An electronic copy was provided by the publisher in exchange for an honest review.
Josephine Hemlock has spent the last 10 years hiding from the Curse that killed her mother. But when a mysterious man arrives at her ivy-covered, magic-fortified home, it’s clear her mother’s killer has finally come to destroy the rest of the Hemlock bloodline. Before Jo can even think about fighting back, she must figure out who she’s fighting in the first place. The more truth Jo uncovers, the deeper she falls into witchcraft darker than she ever imagined. Trapped and running out of time, she begins to wonder if the very Curse that killed her mother is the only way to save everyone she loves.
Sadly, House of Ivy & Sorrow didn’t blow me away. I enjoyed the beginning and had high hopes for this book based on those initial feelings. The writing started off strong, with beautiful descriptions and an intriguing concept. I loved Whipple’s take on witch’s magic being dark. So to cast spells and call upon their power there had to be payment often including pain or other negative consequences. I thought I was ramping up to read a dark, witch tale but the further I read the more juvenile the story became.

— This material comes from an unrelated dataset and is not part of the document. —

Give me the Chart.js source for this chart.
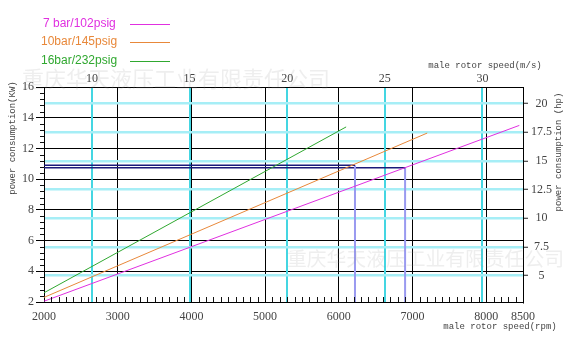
<!DOCTYPE html>
<html>
<head>
<meta charset="utf-8">
<script src="https://cdn.jsdelivr.net/npm/chart.js@4/dist/chart.umd.min.js"></script>
<style>
  html, body { margin: 0; padding: 0; background: #fff; }
  #wrap { width: 586px; height: 352px; }
</style>
</head>
<body>
<div id="wrap"><canvas id="chart" width="586" height="352"></canvas></div>
<script>
// --- DATA ---
const rpmTicks = [2000, 3000, 4000, 5000, 6000, 7000, 8000, 8500];
const kwTicks = [2, 4, 6, 8, 10, 12, 14, 16];
const speedTicks = [10, 15, 20, 25, 30];
const hpTicks = [5, 7.5, 10, 12.5, 15, 17.5, 20];

const seriesNames = ['7 bar/102psig', '10bar/145psig', '16bar/232psig'];
const seriesColors = ['#e030e0', '#e8883a', '#30a830'];
const seriesRpm = [[2000, 8450], [2000, 7200], [2000, 6100]];
const seriesKw = [[2.05, 13.5], [2.3, 13.0], [2.6, 13.4]];

// read-off markers: rated power -> max speed
const markRpm = [6220, 6900];
const markKw = [10.9, 10.75];

const RPM_PER_MS = 265;     // male rotor rpm per m/s tip speed
const KW_PER_HP = 0.7457;

const watermark = '重庆华天液压工业有限责任公司';

// --- DATASETS ---
const datasets = seriesNames.map((name, i) => ({
    label: name,
    data: seriesRpm[i].map((x, j) => ({ x: x, y: seriesKw[i][j] })),
    borderColor: seriesColors[i],
    borderWidth: 1,
    pointRadius: 0,
    xAxisID: 'x',
    yAxisID: 'y'
}));

markRpm.forEach((r, i) => {
    datasets.push({
        label: 'h' + i,
        data: [{ x: 2000, y: markKw[i] }, { x: r, y: markKw[i] }],
        borderColor: '#1a1a7a',
        borderWidth: 1.5,
        pointRadius: 0,
        xAxisID: 'x',
        yAxisID: 'y'
    });
    datasets.push({
        label: 'v' + i,
        data: [{ x: r, y: markKw[i] }, { x: r, y: 2 }],
        borderColor: '#9a9af0',
        borderWidth: 2,
        pointRadius: 0,
        xAxisID: 'x',
        yAxisID: 'y'
    });
});

// --- PLUGIN: minor ticks, titles, legend, watermark ---
const extras = {
    id: 'extras',
    afterDraw(chart) {
        const { ctx, chartArea: a, scales } = chart;
        const xs = scales.x, ys = scales.y;
        ctx.save();
        ctx.strokeStyle = '#111';
        ctx.lineWidth = 1;
        ctx.beginPath();
        for (let v = 2100; v < 8500; v += 100) {
            if (v % 1000 === 0) continue;
            const px = Math.round(xs.getPixelForValue(v)) + 0.5;
            ctx.moveTo(px, a.bottom);
            ctx.lineTo(px, a.bottom - 5);
        }
        for (let i = 1; i < 35; i++) {
            if (i % 5 === 0) continue;
            const py = Math.round(ys.getPixelForValue(2 + i * 0.4)) + 0.5;
            ctx.moveTo(a.left - 4, py);
            ctx.lineTo(a.left, py);
        }
        ctx.stroke();

        // axis titles
        ctx.fillStyle = '#444';
        ctx.font = '9px "Liberation Mono"';
        ctx.textBaseline = 'middle';
        ctx.textAlign = 'center';
        ctx.fillText('male rotor speed(m/s)', 485, 66);
        ctx.fillText('male rotor speed(rpm)', 500, 327);
        ctx.save();
        ctx.translate(13, 138);
        ctx.rotate(-Math.PI / 2);
        ctx.fillText('power consumption(KW)', 0, 0);
        ctx.restore();
        ctx.save();
        ctx.translate(559, 152);
        ctx.rotate(-Math.PI / 2);
        ctx.fillText('power consumption (hp)', 0, 0);
        ctx.restore();

        // legend
        ctx.font = '12px "Liberation Sans"';
        ctx.textAlign = 'left';
        const ly = [24, 42, 61];
        seriesNames.forEach((name, i) => {
            ctx.fillStyle = seriesColors[i];
            ctx.fillText(name, i === 0 ? 43 : 41, ly[i]);
            ctx.strokeStyle = seriesColors[i];
            ctx.beginPath();
            ctx.moveTo(130, ly[i] + 0.5);
            ctx.lineTo(170, ly[i] + 0.5);
            ctx.stroke();
        });

        // watermark
        ctx.fillStyle = 'rgba(150,150,150,0.16)';
        ctx.font = '22px "Noto Sans CJK SC"';
        ctx.fillText(watermark, 22, 79);
        ctx.font = '19.8px "Noto Sans CJK SC"';
        ctx.fillText(watermark, 287, 258);
        ctx.restore();
    }
};

// --- CHART ---
const tickFont = { family: 'Liberation Serif', size: 12 };
const plain = v => String(v);

new Chart(document.getElementById('chart'), {
    type: 'line',
    data: { datasets: datasets },
    options: {
        responsive: false,
        animation: false,
        layout: { padding: 0 },
        plugins: { legend: { display: false }, tooltip: { enabled: false } },
        scales: {
            x: {
                type: 'linear',
                position: 'bottom',
                min: 2000, max: 8500,
                afterBuildTicks: s => { s.ticks = rpmTicks.map(v => ({ value: v })); },
                afterFit: s => { s.height = 50; },
                ticks: { font: tickFont, color: '#444', padding: 8, maxRotation: 0, callback: plain },
                grid: { color: '#000', lineWidth: 1, drawTicks: false },
                border: { color: '#000', width: 1 }
            },
            y: {
                type: 'linear',
                position: 'left',
                min: 2, max: 16,
                afterBuildTicks: s => { s.ticks = kwTicks.map(v => ({ value: v })); },
                afterFit: s => { s.width = 44; },
                ticks: { font: tickFont, color: '#444', padding: 2, callback: plain },
                grid: { color: '#000', lineWidth: 1, tickLength: 8 },
                border: { color: '#000', width: 1 }
            },
            x2: {
                type: 'linear',
                position: 'top',
                min: 2000 / RPM_PER_MS, max: 8500 / RPM_PER_MS,
                afterBuildTicks: s => { s.ticks = speedTicks.map(v => ({ value: v })); },
                afterFit: s => { s.height = 87; },
                ticks: { font: tickFont, color: '#444', padding: 1, maxRotation: 0, callback: plain },
                grid: { color: '#44d6e2', lineWidth: 2, drawTicks: false },
                border: { color: '#000', width: 1 }
            },
            y2: {
                type: 'linear',
                position: 'right',
                min: 2 / KW_PER_HP, max: 16 / KW_PER_HP,
                afterBuildTicks: s => { s.ticks = hpTicks.map(v => ({ value: v })); },
                afterFit: s => { s.width = 63; },
                ticks: { font: tickFont, color: '#444', padding: 3, crossAlign: 'center', callback: plain },
                grid: { color: '#a6eef6', lineWidth: 2.5, tickLength: 5, tickColor: '#222', tickWidth: 1 },
                border: { color: '#000', width: 1 }
            }
        }
    },
    plugins: [extras]
});
</script>
</body>
</html>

Granted, this book is targeted to the young adult audience so I should have expected it to have a less mature feel. For some reason the plot and character interactions felt very hollow. I never once became connected to any of the characters and some of their actions and reactions were ludicrous. As mentioned above the price for magic was steep and so there are occasions where the main character and side characters have to mutilate themselves for spell components. This aspect didn’t faze me…what did get to me was the glossing over of the pain and the lack of seriousness paid to what they were doing. It all seemed so easy which, for me, pulled away from the brunt of the reason behind the sacrifice to begin with. I wanted more angst, pain and depth.
Jo, our main character, often times missed obvious clues that I felt she should have seen. This was cause for a bit of frustration on my part but overall she wasn’t a bad character. She did fall into some YA tropes though, the biggest being ugly duckling that happens to blossom (in one night) into the most beautiful girl in town. The romance was really lacking for me as well. They fall head over heels over each other but I never felt anything between them. I think a love triangle was hinted at but it never felt realized to me since I didn’t feel chemistry between anyone.
The entire reading experience was not negative since some of the ideas behind this story were interesting and I was invested enough to continue reading to find out the mystery behind the main plot. I feel that there will be people that will enjoy this book if they can find a connection to the main character, enjoy some of the more high school moments and find the conclusion fulfilling rather than a little too neatly tied up.
I was disappointed with House of Ivy & Sorrow because the characters felt hollow to me and many of the situations seemed juvenile and under-emphasized. I wanted a bit more depth and darkness because the moments Whipple did share were well done.